ANNAPOLIS, Md. – “There aren’t many bills that come along here that end industries as we know it. This happens to be one, “said Delegate Chris Adams (R- District 37B).

Adams says it’s simply a waiting game at this point. To see if lawmakers will pass a piece of legislation that would make five oyster sanctuaries off-limits to watermen.

“It ends what I believe is quintessential to the Eastern shore.”

House Bill 298, introduced by Delegate Michale Busch, would turn Harris Creek, the
Little Choptank River, the Tred Avon River, the St. Mary’s River, and the Manokin River into permanent oyster sanctuaries. Which means watermen couldn’t catch or harvest in these areas.

“They are some of the best known areas for the industry so it’s a point of a lot of contention,” said Delegate Johnny Mautz (R-District 37B).

Local watermen we spoke with say they’re outraged by the proposal.

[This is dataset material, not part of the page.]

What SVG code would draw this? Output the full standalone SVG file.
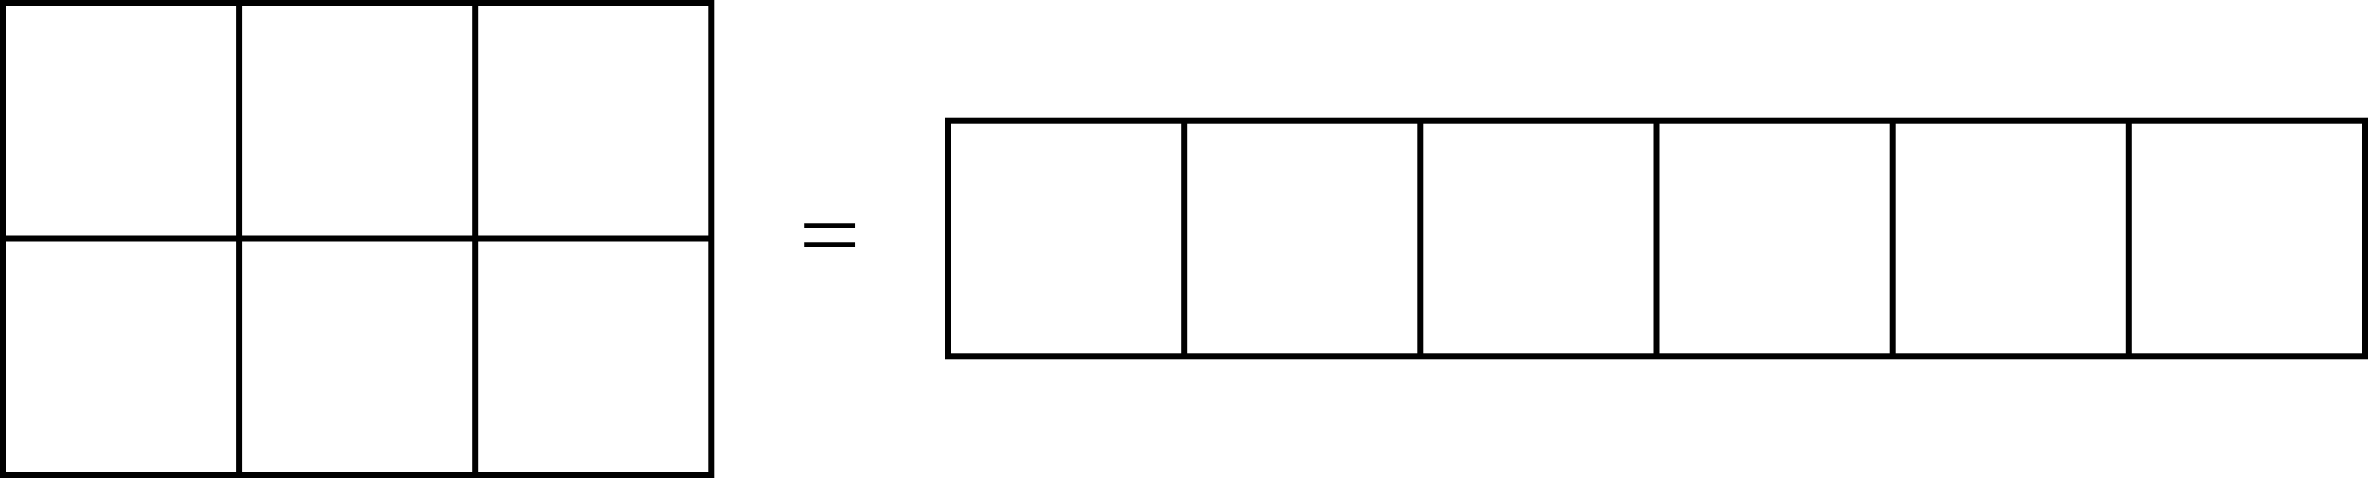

“The problem is they’re picking on the weakest link in the chain and that is the commercial harvester,” said Watermen Association President Robert T. Brown.

Supporters of the bill say that it would continue efforts to restore five of the tributaries back to their original levels of oysters. But others argue that there has to be another way to go about this. Without hurting those who depend on these resources the most.

“In Virginia, they have sanctuaries, but they rotate those sanctuaries. So you can harvest them. There is a proper way to manage oysters in the sanctuary, unfortunately most of us feel a permanent sanctuary is not the way to go,” Mautz explained.

As for how lawmakers will proceed if this bill moves forward?

“We’re going to have some issues to deal with as far as managing those sanctuaries and addressing the new barriers for our industry,” said Mautz.